Кроме стратегических планов, у Екатерины была и целая система тактических ходов. Она окружила больную императрицу своими осведомителями, каждый из которых не знал о других. Заручилась поддержкой морганатического супруга императрицы, графа А. Г. Разумовского (в первые дни своего правления Екатерина даже предложит ему титул Императорского Высочества, но он благоразумно откажется от этой чести).
На стороне великой княгини уже были гвардейские офицеры, каждый из которых мог привести с собой пятьдесят солдат. Планировалось арестовать Шуваловых и всех, кто окажет сопротивление. Сэра Чарлза она просила обеспечить ей политическую поддержку на Западе, а сигналом к началу действий должно было стать известие о смерти государыни.

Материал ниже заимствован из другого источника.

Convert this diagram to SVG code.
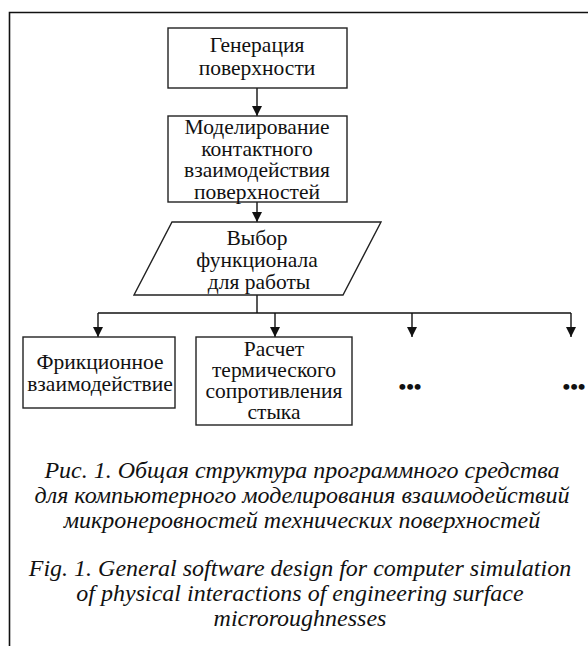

Следует заметить, что в этот период борьбы за власть личные планы Екатерины иногда вступали в противоречие с интересами страны. Например, в благодарность за поддержку со стороны Англии она обещала, что одним из первых ее шагов после переворота будет распоряжение о выходе России из антипрусской коалиции, что отвечало тогда интересам британского кабинета и, кстати говоря, вполне соответствовало настроениям Петра Федоровича, которые он почти не скрывал, будучи приверженцем Фридриха II. Однако со стороны Екатерины это были тактические действия, направленные на достижение ближайших целей.
А вот стратегически она уже не мыслила себя без России, с чем связано ее политическое сближение с бывшим недругом – канцлером, графом А. П. Бестужевым-Рюминым, одним из влиятельнейших лиц в государстве. Не чета придворным интриганам, он, по словам Екатерины, «думал как патриот» и «никогда нельзя было подкупить его деньгами». Последнее утверждение ныне оспаривается историками, но для нас важно отметить, что свою партию она считала патриотической.

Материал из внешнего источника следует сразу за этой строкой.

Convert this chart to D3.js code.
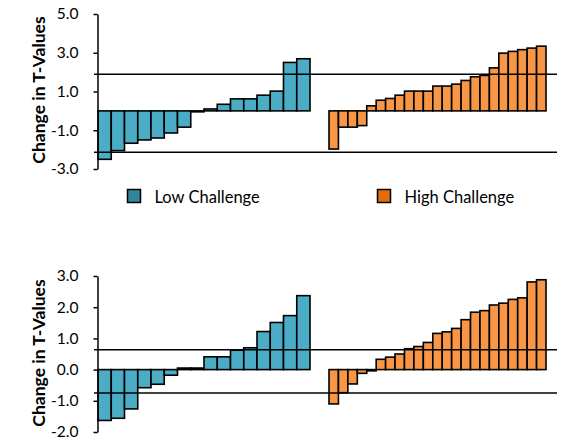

Согласно бестужевскому тайному проекту, после смерти Елисаветы Петровны Екатерина должна была стать соправительницей Петра III, но при этом реальная власть в стране сосредоточилась бы в руках канцлера. Вспоминая об этом через годы, Екатерина не преминула заметить, что «претензии» Бестужева «были чрезмерны», а тогда – из тактических соображений – не вступала в спор с ним. («Претензии» Бестужева произвели такое сильное впечатление на Екатерину, что, придя к власти и вернув его из ссылки, она лишь обласкала старого соратника, но никаких высоких постов ему не предложила.)
Будущая роль великой княгини не была окончательно и единогласно определена заговорщиками: либо соправительница Петра III, либо правительница-регентша при малолетнем Павле, либо императрица и самодержица всероссийская, которой наследует Павел Петрович. К последнему варианту склонялись братья Григорий и Алексей Орловы, главная ее опора среди гвардейцев.

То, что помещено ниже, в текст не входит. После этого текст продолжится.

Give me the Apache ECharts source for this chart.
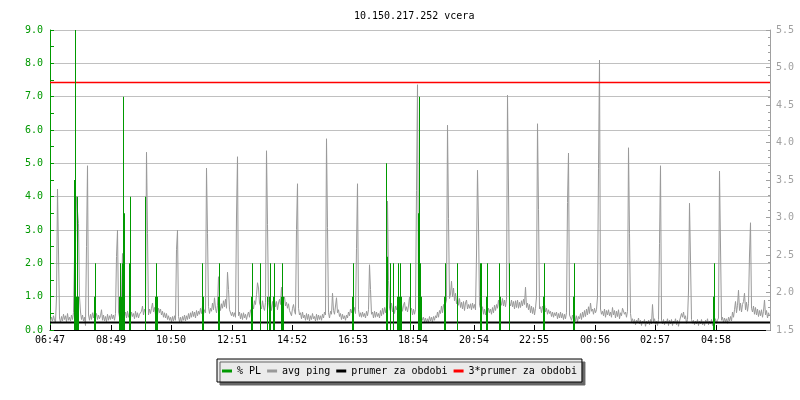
<!DOCTYPE html>
<html><head><meta charset="utf-8">
<script src="https://cdn.jsdelivr.net/npm/echarts@6/dist/echarts.min.js"></script>
<style>html,body{margin:0;padding:0;background:#fff}#c{width:800px;height:400px}</style>
</head><body><div id="c"></div>
<script>
const titleText = '10.150.217.252 vcera';
const sampleMinutes = 2;
const spanMinutes = 1440;
// avg ping [ms], one sample per 2 minutes, starting 06:47
const pingValues = [
1.61,1.67,1.62,1.69,1.63,1.60,1.94,3.38,2.54,1.66,
1.60,1.68,1.62,1.71,1.64,1.69,1.61,1.72,1.63,1.67,
1.62,1.70,1.64,1.73,2.48,2.66,3.28,3.08,2.92,1.94,
1.74,1.64,1.70,1.62,1.67,1.56,2.61,3.69,1.70,1.63,
1.71,1.64,1.73,1.66,1.75,1.67,1.72,1.64,1.70,1.65,
1.69,1.77,1.63,1.70,1.62,1.68,1.61,1.71,1.63,1.69,
1.64,1.71,1.65,1.70,1.63,1.72,2.48,2.83,1.74,1.67,
1.76,1.94,2.52,1.85,1.68,1.74,1.66,1.75,1.67,1.73,
1.66,1.74,1.68,1.72,1.65,1.75,1.67,1.73,1.66,1.71,
1.69,1.75,1.82,1.70,1.78,1.73,3.87,2.79,1.70,1.78,
1.72,1.79,1.86,1.74,1.80,1.71,1.77,1.70,1.79,1.73,
1.78,1.70,1.75,1.67,1.73,1.66,1.72,1.64,1.69,1.63,
1.67,1.61,1.68,1.62,1.69,1.63,2.57,2.83,1.68,1.61,
1.67,1.60,1.68,1.63,1.70,1.62,1.69,1.64,1.72,1.65,
1.73,1.67,1.75,1.68,1.74,1.66,1.76,1.69,1.75,1.71,
1.79,1.72,1.82,1.71,1.77,1.73,3.66,2.79,1.81,1.72,
1.79,1.75,1.86,1.77,1.93,1.79,1.73,1.83,2.21,1.86,
1.76,1.85,1.79,1.89,1.81,1.91,1.79,2.27,2.04,1.77,
1.79,1.69,1.74,1.68,1.73,1.67,3.02,3.81,1.69,1.74,
1.65,1.72,1.64,1.73,1.66,1.71,1.64,1.70,1.74,1.67,
1.77,1.72,1.85,1.78,1.89,1.84,1.97,2.13,2.06,1.86,
1.88,1.78,1.89,1.80,1.76,1.87,3.89,2.91,1.87,1.78,
1.85,1.76,1.88,1.79,1.90,1.81,1.88,1.77,1.86,1.91,
1.84,2.07,1.83,1.91,1.94,1.82,1.87,1.79,1.85,1.76,
1.78,1.69,1.79,1.84,1.75,1.71,2.84,3.45,1.79,1.70,
1.73,1.65,1.74,1.66,1.70,1.63,1.72,1.64,1.71,1.62,
1.69,1.64,1.72,1.65,1.68,1.62,1.71,1.63,1.70,1.64,
1.69,1.63,1.71,1.66,1.74,1.70,4.05,2.87,1.73,1.66,
1.75,1.71,1.99,1.76,1.71,1.82,1.93,1.73,1.77,1.68,
1.72,1.64,1.71,1.65,1.69,1.63,1.70,1.66,1.74,1.69,
1.78,1.73,1.79,1.74,1.80,1.72,2.59,3.45,1.77,1.68,
1.73,1.67,1.74,1.68,1.72,1.66,1.75,1.69,1.77,2.37,
2.04,1.71,1.74,1.66,1.75,1.67,1.74,1.68,1.72,1.66,
1.76,1.69,1.79,1.71,1.80,1.73,1.82,3.22,2.16,1.79,
1.75,1.86,1.74,1.83,1.72,1.82,1.77,1.84,1.72,1.80,
1.77,1.84,1.75,1.83,1.87,1.76,1.81,1.74,1.82,1.94,
1.76,1.79,1.70,1.78,1.71,1.77,3.36,4.77,1.90,1.82,
1.76,1.68,1.63,1.67,1.61,1.66,1.60,1.65,1.61,1.68,
1.62,1.67,1.61,1.68,1.63,1.69,1.66,1.74,1.67,1.76,
1.72,1.82,1.73,1.84,1.76,1.85,1.90,4.23,2.99,1.92,
1.98,2.15,1.94,2.06,1.89,1.99,1.85,1.95,1.83,1.92,
1.80,1.87,1.78,1.88,1.76,1.86,1.90,1.78,1.84,1.79,
1.85,1.77,1.86,1.79,1.84,1.77,2.50,3.63,2.90,1.83,
1.79,1.74,1.81,1.71,1.78,1.70,1.77,1.72,1.79,1.73,
1.78,1.71,1.80,1.73,1.83,1.76,1.84,1.79,1.90,1.80,
1.89,1.83,1.92,1.82,1.90,1.81,1.91,4.63,3.38,1.86,
1.82,1.90,1.81,1.88,1.78,1.89,1.80,1.90,1.79,1.87,
1.80,1.89,1.82,1.91,1.84,2.07,1.80,1.86,1.77,1.84,
1.73,1.82,1.72,1.80,1.70,1.79,1.94,4.25,3.11,1.78,
1.81,1.73,1.82,1.75,1.84,1.74,1.79,1.71,1.77,1.72,
1.75,1.68,1.74,1.67,1.73,1.69,1.74,1.65,1.72,1.66,
1.74,1.66,1.72,1.64,1.71,1.65,1.73,3.20,3.86,1.70,
1.71,1.63,1.70,1.64,1.71,1.62,1.69,1.61,1.68,1.65,
1.72,1.64,1.74,1.67,1.76,1.68,1.78,1.70,1.81,1.72,
1.86,1.75,1.78,1.71,1.79,1.73,1.77,1.94,3.65,5.10,
1.78,1.71,1.75,1.69,1.78,1.67,1.76,1.70,1.77,1.69,
1.74,1.67,1.80,1.70,1.76,1.66,1.75,1.68,1.77,1.65,
1.73,1.69,1.79,1.81,1.71,1.74,1.67,1.75,3.93,2.79,
1.72,1.61,1.65,1.59,1.64,1.57,1.63,1.60,1.66,1.58,
1.63,1.56,1.62,1.59,1.64,1.55,1.62,1.58,1.63,1.57,
1.64,1.58,1.84,1.61,1.65,1.57,1.62,1.56,1.64,2.65,
3.69,1.63,1.58,1.64,1.57,1.62,1.59,1.65,1.56,1.63,
1.58,1.64,1.56,1.62,1.59,1.65,1.57,1.63,1.55,1.62,
1.60,1.72,1.67,1.74,1.65,1.69,1.59,1.64,2.02,3.19,
2.43,1.64,1.59,1.63,1.57,1.62,1.58,1.64,1.56,1.62,
1.58,1.64,1.57,1.61,1.56,1.63,1.59,1.65,1.57,1.62,
1.58,1.64,1.56,1.63,1.58,1.65,1.59,1.63,1.66,3.62,
2.62,1.63,1.67,1.60,1.66,1.61,1.65,1.59,1.67,1.62,
1.68,1.62,1.74,1.67,1.77,1.88,1.73,1.83,2.03,1.76,
1.86,1.74,1.84,1.88,1.99,1.77,1.87,1.75,1.85,2.50,
2.93,1.79,1.74,1.82,1.71,1.80,1.70,1.78,1.68,1.76,
1.69,1.77,1.67,1.75,1.90,1.70,1.76,1.66,1.73,1.69
];
// packet loss [%] : sample index and value (all other samples are 0)
const plIndex = [24,25,26,27,28,44,45,69,70,71,72,73,74,79,80,95,105,106,107,152,153,168,169,201,202,210,217,219,220,223,224,231,232,233,302,303,336,337,340,343,347,348,349,350,351,360,368,369,370,371,394,395,407,430,431,436,437,449,450,459,493,494,523,524,663,664];
const plValues = [4.5,9.0,1.0,4.0,1.0,1.0,2.0,1.0,2.0,1.0,2.0,7.0,3.5,2.0,4.0,4.0,1.0,2.0,1.0,2.0,1.0,1.0,2.0,1.0,2.0,2.0,1.0,1.0,2.0,1.0,2.0,1.0,2.0,1.0,1.0,2.0,5.0,2.2,2.0,2.0,1.0,2.0,1.0,2.0,1.0,2.0,3.5,7.0,2.0,1.0,1.0,2.0,2.0,2.0,2.0,1.0,2.0,2.0,1.0,2.0,1.0,2.0,1.0,2.0,1.0,2.0];
const meanPing = 1.60;
const meanPing3 = 4.80;
const xTickMinutes = [0,122,242,364,484,606,726,848,968,1090,1210,1332];
const xTickLabels = ['06:47','08:49','10:50','12:51','14:52','16:53','18:54','20:54','22:55','00:56','02:57','04:58'];
const seriesNames = ['% PL','avg ping','prumer za obdobi','3*prumer za obdobi'];

const FONT = "'DejaVu Sans Mono', monospace";
const GREEN = '#009900', GRAY = '#999999', AXGRAY = '#a0a0a0';

const chart = echarts.init(document.getElementById('c'), null, {renderer:'canvas'});
chart.setOption({
  animation: false,
  backgroundColor: '#ffffff',
  title: {
    text: titleText, left: 349, top: 6,
    textStyle: {fontFamily: FONT, fontSize: 10, fontWeight: 'normal', color: '#000'}
  },
  legend: {
    data: seriesNames, left: 217, top: 359, icon: 'rect',
    itemWidth: 10, itemHeight: 3, itemGap: 6, selectedMode: false,
    padding: [7,5,6,5],
    backgroundColor: '#ebebeb', borderColor: '#000', borderWidth: 1,
    shadowColor: '#666', shadowBlur: 0, shadowOffsetX: 3, shadowOffsetY: 3,
    textStyle: {fontFamily: FONT, fontSize: 10, color: '#000'}
  },
  grid: {left: 50, right: 30, top: 30, bottom: 70, containLabel: false},
  xAxis: {
    type: 'value', min: 0, max: spanMinutes,
    axisLine: {onZero: false, lineStyle: {color: '#000', width: 1}},
    axisTick: {inside: true, length: 5, customValues: xTickMinutes, lineStyle: {color: '#000'}},
    axisLabel: {
      customValues: xTickMinutes, margin: 5, color: '#000', fontFamily: FONT, fontSize: 10,
      formatter: v => xTickLabels[xTickMinutes.indexOf(v)] || ''
    },
    splitLine: {show: false}
  },
  yAxis: [{
    type: 'value', min: 0, max: 9, interval: 1, position: 'left',
    axisLine: {show: true, lineStyle: {color: GREEN}},
    axisTick: {show: true, inside: true, length: 4, lineStyle: {color: GREEN}},
    minorTick: {show: true, splitNumber: 2, length: 4, lineStyle: {color: GREEN}},
    axisLabel: {color: GREEN, fontFamily: FONT, fontSize: 10, margin: 7, formatter: v => v.toFixed(1)},
    splitLine: {show: true, lineStyle: {color: '#c0c0c0', width: 1}}
  }, {
    type: 'value', min: 1.5, max: 5.5, interval: 0.5, position: 'right',
    axisLine: {show: true, lineStyle: {color: AXGRAY}},
    axisTick: {show: true, inside: true, length: 4, lineStyle: {color: AXGRAY}},
    minorTick: {show: true, splitNumber: 5, length: 2, lineStyle: {color: AXGRAY}},
    axisLabel: {color: AXGRAY, fontFamily: FONT, fontSize: 10, margin: 6, formatter: v => v.toFixed(1)},
    splitLine: {show: false}
  }],
  series: [{
    name: seriesNames[1], type: 'line', yAxisIndex: 1, symbol: 'none', showSymbol: false,
    data: pingValues.map((v, i) => [i * sampleMinutes + 1, v]),
    lineStyle: {color: GRAY, width: 1}, itemStyle: {color: GRAY}, z: 2
  }, {
    name: seriesNames[2], type: 'line', yAxisIndex: 1, symbol: 'none',
    data: [[0, meanPing], [spanMinutes, meanPing]],
    lineStyle: {color: '#000', width: 2}, itemStyle: {color: '#000'}, z: 3
  }, {
    name: seriesNames[3], type: 'line', yAxisIndex: 1, symbol: 'none',
    data: [[0, meanPing3], [spanMinutes, meanPing3]],
    lineStyle: {color: '#ff0000', width: 1.5}, itemStyle: {color: '#ff0000'}, z: 3
  }, {
    name: seriesNames[0], type: 'bar', yAxisIndex: 0, barWidth: 1,
    data: plIndex.map((k, j) => [k * sampleMinutes + 1, plValues[j]]),
    itemStyle: {color: GREEN}, z: 4
  }]
});
</script>
</body></html>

В 1758 году внезапно оказался в опале канцлер Бестужев. Арестованный и допрошенный (свой проект он успел сжечь, о чем сообщил Екатерине), Бестужев почти год находился под домашним арестом, затем последовала ссылка. В изданном по этому случаю манифесте сообщалось, что бывший канцлер «нечувствительно (т. е. незаметно. – И. Л.) в самодержавное государство вводил сопротивление и сам соправителем сделался…». Вполне точная характеристика если не реального положения вещей, то ближайших планов Бестужева и Екатерины.
Это был страшный удар по екатерининской партии. Великая княгиня уничтожила почти все свои бумаги, а затем написала письмо императрице Елисавете Петровне, заявив о своей готовности покинуть пределы России, если сочтут это необходимым. На самом же деле, как признается Екатерина в своих мемуарах, она надеялась, прямо написав о своей возможной высылке, «окончательно уничтожить это намерение Шуваловых», если оно действительно возникло.